Le planarie si fanno crescere la testa di altre specie
Questi vermi piatti sono famosi per la capacità di rigenerarsi, ma sanno fare molto di più: per esempio sviluppare testa e cervello altrui
WHAAAT? Il venerdì casual della scienza – Alla Tufts University un gruppo di biologi è riuscito a fare crescere a una specie di planaria la testa di altre specie, sempre vermi piatti del genere Planarium, comprese le caratteristiche fisiologiche del cervello. Il tutto senza agire sulla sequenza genomica degli animali, ma intervenendo sui loro circuiti fisiologici, più precisamente sulle sinapsi elettriche del loro corpo. La scoperta è talmente interessante da essersi guadagnata la copertina dell’International Journal of Molecular Sciences, uscito il 24 novembre.
Le planarie sono diffuse un po’ in tutto il mondo e vivono in acque dolci e salate: oltre a essere animali molto sensibili all’inquinamento e, di conseguenza, ottimi bioindicatori dello stato di salute di un ecosistema (acquatico o terrestre), hanno una notevole capacità rigenerativa che le ha rese oggetto di studi scientifici. Non si tratta solo di riparare le ferite, o farsi ricrescere la coda come fanno le lucertole: se vengono tagliate a pezzetti, ogni frammento darà origine a una nuova planaria.
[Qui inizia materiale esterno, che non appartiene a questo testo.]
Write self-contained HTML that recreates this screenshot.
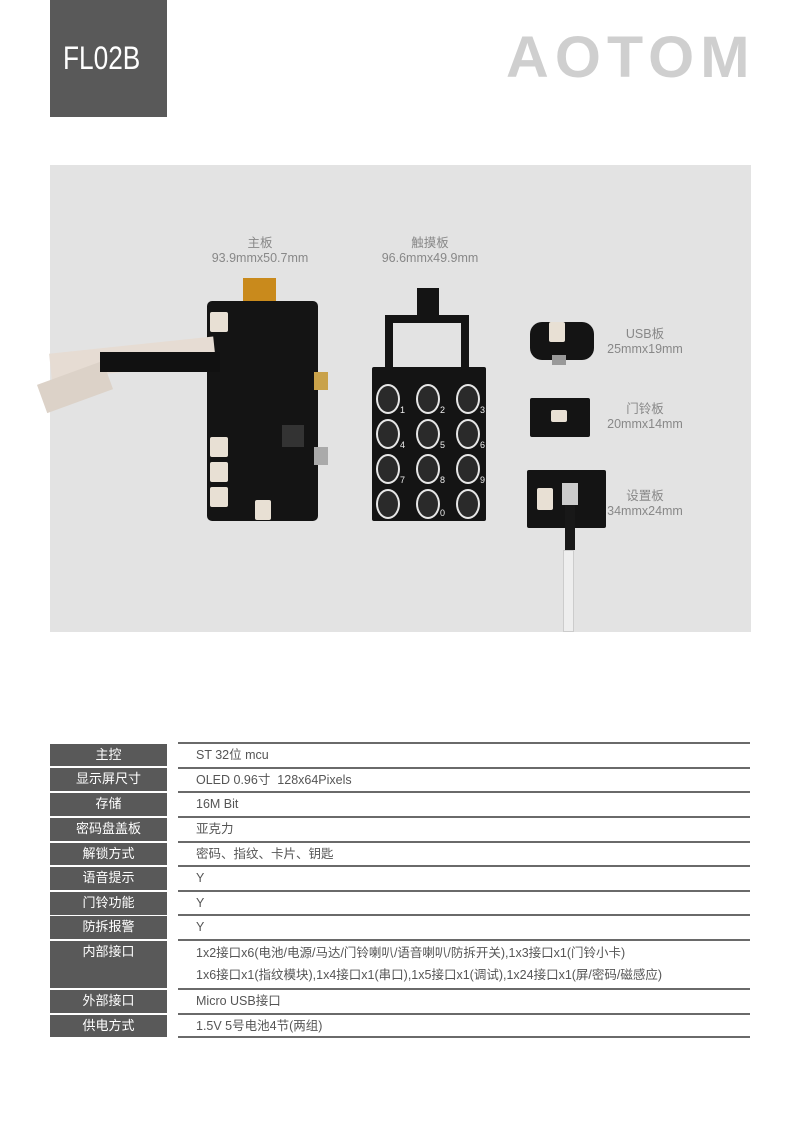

Le informazioni su un organismo, quelle che ne determinano l’anatomia e quindi (nel caso delle planarie) la forma che noi possiamo osservare anche a occhio nudo, esistono anche al di fuori della sequenza genomica: riuscire a cambiare la forma della testa di una planaria attraverso le sinapsi, per esempio, suggerisce che le differenze tra una specie e l’altra possano dipendere anche dall’attività di reti bioelettriche. D’altronde, precisano i ricercatori, non è una novità che le reti neurali sfruttino le sinapsi per accumulare e riscrivere informazioni all’interno del cervello.
“È convinzione diffusa che la sequenza e la struttura della cromatina – il materiale che costituisce i cromosomi – determini la forma di un organismo. I nostri risultati hanno mostrato che la funzione delle reti fisiologiche può andare a scavalcare l’anatomia ‘di default’ di una specie”, racconta Michael Levin, senior author della pubblicazione, direttore del Center for Regenerative and Developmental Biology della School of Arts and Sciences alla Tufts University. “Modulando la connettività delle cellule tramite le sinapsi elettriche, siamo riusciti a ottenere la morfologia della testa e le caratteristiche cerebrali appartenenti a una specie completamente diversa, su un animale il cui genoma era perfettamente normale”.
Tra le applicazioni più interessanti, ma decisamente spalmate sul lungo periodo, c’è l’influenza che potrebbe avere questa scoperta nella ricerca sui difetti congeniti. Oltre a inserirsi nell’ampio spettro di studi che stanno approfondendo la capacità rigenerativa negli animali, planarie in particolare, nella visione di un futuro ora difficile da immaginare in cui avremo padroneggiato del tutto la possibilità di far ricrescere, per esempio, un arto amputato.
Testa nuova per Girardia
La specie che ha guadagnato teste e cervelli nuovi (da Schmidtea mediterranea, Dugesia japonica e Polycelis felina) è Girardia dorotocephala, molto nota alla scienza proprio per le straordinarie capacità rigenerative: interrompendo le giunzioni comunicanti (gap junctions), canali proteici che permettono alle cellule di comunicare tra loro mandando segnali elettrici, i ricercatori sono riusciti a indurre sulla planaria lo sviluppo di nuove teste, la forma del cervello di altre specie, la distribuzione stessa delle cellule staminali caratteristiche di un individuo adulto.
Quanto è stato facile? Più vicina era la specie di planaria “target” da cui arrivava la testa, ovvero più strettamente era imparentata con G. dorotocephala, più lineare era il processo. Ma alla fine arriva la sorpresa più grande: la modifica è solo temporanea. Qualche settimana dopo aver completato la sua rigenerazione, facendo crescere una testa diversa dalla sua, ogni verme cominciava un processo di rimodellamento e tornava alla sua testa originale. Il come, è ancora da scoprire.